Investing in too many instruments could not just make it difficult to manage all the investments but also suppress the portfolio’s overall return-generating potential.
Diversification requirements may vary from investor to investor depending on their age, risk-taking ability and returns expectations.
Risk management is crucial when you invest your hard-earned money in any of the investment avenues available in the market. When managing investment risk, you should know your actual risk tolerance, your returns expectations that can help fulfil your financial goals on time and whether the risk in your investments justifies the returns they offer.
Investment diversification can be an extremely useful tool to manage portfolio risk, especially when you invest in market-linked products like mutual funds. However, many investors wrongly believe that diversification is nothing but investing in multiple instruments without putting much thought and they end up investing in too many products and schemes. Investing in too many instruments is what is called over-diversification, which could not just make it difficult to manage all the investments but also suppress the portfolio’s overall return-generating potential.
Now, you might be wondering what would be your ideal diversification level and how can you ensure an adequate level of diversification when investing in mutual funds? I’ve discussed a few tips to build an optimally diversified mutual fund portfolio which you’re likely to find useful.
1. Try to maintain the correct balance when allocating fund in different schemes
Diversification requirements may vary from investor to investor depending on their age, risk-taking ability and returns expectations. So, a young investor may require diversification with greater exposure to equity schemes whereas an investor close to retirement may require greater exposure to debt schemes. Exposure to a particular asset class may be high depending on the age of the investor, but within that asset class, the fund should be adequately distributed to different schemes. Let’s suppose you are a young investor with 80% of your portfolio invested in equity schemes and 20% into debt. Now, out of 80% in equity schemes, the fund should ideally be allocated into different equity mutual funds covering small, mid, and large-cap funds as per your return expectations instead of having complete fund allocation into a single fund. The proportion of fund allocation to different asset classes should gradually change with change in the investor’s age and risk appetite.
2. Ensure variation in stock holdings
While diversifying your portfolio, you should also closely look at the stock holdings of your chosen mutual fund schemes. You may want to avoid two similar schemes if their stock holding pattern is the same or identical. The same stock holdings in multiple schemes can spoil your diversification plans as such schemes will result in the same reaction whenever the market is volatile. Investing in schemes with dissimilar stock holdings can allow you better diversification with low portfolio overlap and improve the risk-reward ratio too.
3. Choose different AMCs
Let’s suppose you invest all your money in the mutual fund schemes with the same asset management company and the fund manager. In that case, your investment portfolio’s risk-reward ratio may flatten because every time the fund manager’s approach to a particular situation would be the same. On the other hand, if you invest in mutual funds through different AMCs and different fund managers, it might allow you to better average out their performance when the market turns volatile.
4. Investments should be diversified across different time horizons
Your investments should also be diversified across different schemes and with different time horizons to achieve a greater diversification level.
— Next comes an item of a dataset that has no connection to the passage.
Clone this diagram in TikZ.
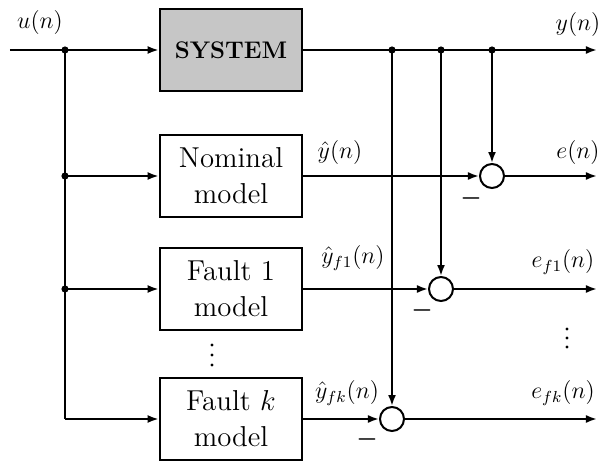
\documentclass[tikz,border=0pt]{standalone}
\usepackage{amsmath}
\usetikzlibrary{arrows.meta, positioning, calc}

\begin{document}
\begin{tikzpicture}[x=0.5pt, y=-0.5pt,
  model/.style={draw, line width=1.4pt, minimum width=71pt, minimum height=41pt,
    inner sep=0pt, align=center, font=\Large},
  sumnode/.style={draw, circle, line width=1pt, minimum size=12pt, inner sep=0pt},
  sig/.style={line width=1pt, -{Latex[length=5.5pt,width=4pt]}},
  wire/.style={line width=1pt},
  junct/.style={circle, fill, inner sep=0pt, minimum size=3.6pt},
  ell/.style={circle, fill, inner sep=0pt, minimum size=1.6pt},
  lbl/.style={font=\large, inner sep=0pt}]
  \useasboundingbox[fill=white] (0,0) rectangle (602,461);
  % plant and models
  \node[model, fill=gray!45, font=\large\bfseries] (sys) at (231,50) {SYSTEM};
  \node[model] (nom) at (231,176) {Nominal\\model};
  \node[model] (f1)  at (231,289) {Fault 1\\model};
  \node[model] (fk)  at (231,419) {Fault $k$\\model};
  % input bus
  \coordinate (uin) at (10,50);
  \coordinate (b0) at (65,50);
  \coordinate (b1) at (65,176);
  \coordinate (b2) at (65,289);
  \coordinate (b3) at (65,419);
  \node[lbl] (ulbl) at (40,22) {$u(n)$};
  \draw[wire] (uin) -- (b0) -- (b3);
  \draw[sig] (b0) -- (sys);
  \draw[sig] (b1) -- (nom);
  \draw[sig] (b2) -- (f1);
  \draw[sig] (b3) -- (fk);
  \foreach \p in {b0,b1,b2} {
    \node[junct] at (\p) {};
  }
  % output bus
  \coordinate (yout) at (597,50);
  \coordinate (t1) at (392,50);
  \coordinate (t2) at (441,50);
  \coordinate (t3) at (492,50);
  \node[lbl] (ylbl) at (578,24) {$y(n)$};
  \draw[sig] (sys) -- (yout);
  \foreach \p in {t1,t2,t3} {
    \node[junct] at (\p) {};
  }
  % residual generators
  \node[sumnode] (se) at (492,176) {};
  \node[sumnode] (s1) at (441,289) {};
  \node[sumnode] (sk) at (392,419) {};
  \coordinate (eo) at (597,176);
  \coordinate (e1o) at (597,289);
  \coordinate (eko) at (597,419);
  \draw[sig] (t3) -- (se);
  \draw[sig] (t2) -- (s1);
  \draw[sig] (t1) -- (sk);
  \draw[sig] (nom) -- (se);
  \draw[sig] (f1) -- (s1);
  \draw[sig] (fk) -- (sk);
  \draw[sig] (se) -- (eo);
  \draw[sig] (s1) -- (e1o);
  \draw[sig] (sk) -- (eko);
  % signal labels
  \node[lbl] (yhat)  at (340,152) {$\hat{y}(n)$};
  \node[lbl] (yhat1) at (353,258) {$\hat{y}_{f1}(n)$};
  \node[lbl] (yhatk) at (347,393) {$\hat{y}_{fk}(n)$};
  \node[lbl] (elbl)  at (578,152) {$e(n)$};
  \node[lbl] (e1lbl) at (563,262) {$e_{f1}(n)$};
  \node[lbl] (eklbl) at (563,393) {$e_{fk}(n)$};
  % minus signs
  \node[lbl] (m0) at (471,198) {$\boldsymbol{-}$};
  \node[lbl] (m1) at (422,310) {$\boldsymbol{-}$};
  \node[lbl] (mk) at (367,439) {$\boldsymbol{-}$};
  % continuation dots
  \foreach \y in {345,355,365} {
    \node[ell] at (212,\y) {};
  }
  \foreach \y in {329,338,347} {
    \node[ell] at (567,\y) {};
  }
\end{tikzpicture}
\end{document}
The risk levels usually change in the short and long-term. When you invest in two schemes with different time horizons, it helps to average out the risk more efficiently.
5. Diversify across different underlying benchmarks
Suppose you invest all your money in mutual fund schemes which have the same underlying benchmark. In that case, there are chances that their performance will be similar to each other as the risk associated with their benchmark would be the same. Instead, if you invest in different mutual fund schemes with different underlying benchmarks like CNX 50, BSE 100, etc., the risk associated with such benchmarks will vary and your investment portfolio will get diversified in a better way.
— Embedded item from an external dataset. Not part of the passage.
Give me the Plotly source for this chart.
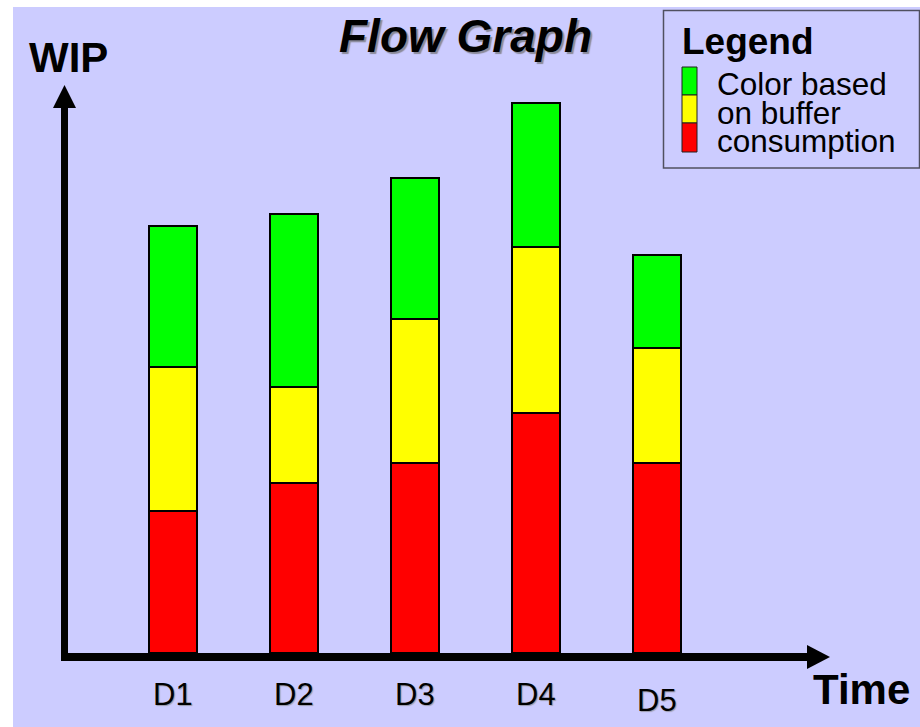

In conclusion, diversification is not a one-time practice but a constant process that investors should follow. Sometimes portfolios get skewed towards a particular asset class due to market volatility; therefore, the investor needs to rebalance the portfolio from time to time, and while doing that, it is crucial to diversify the investment properly. Investors would be well-advised to seek assistance from a certified investment advisor if they are unable to optimally diversify their portfolios on their own.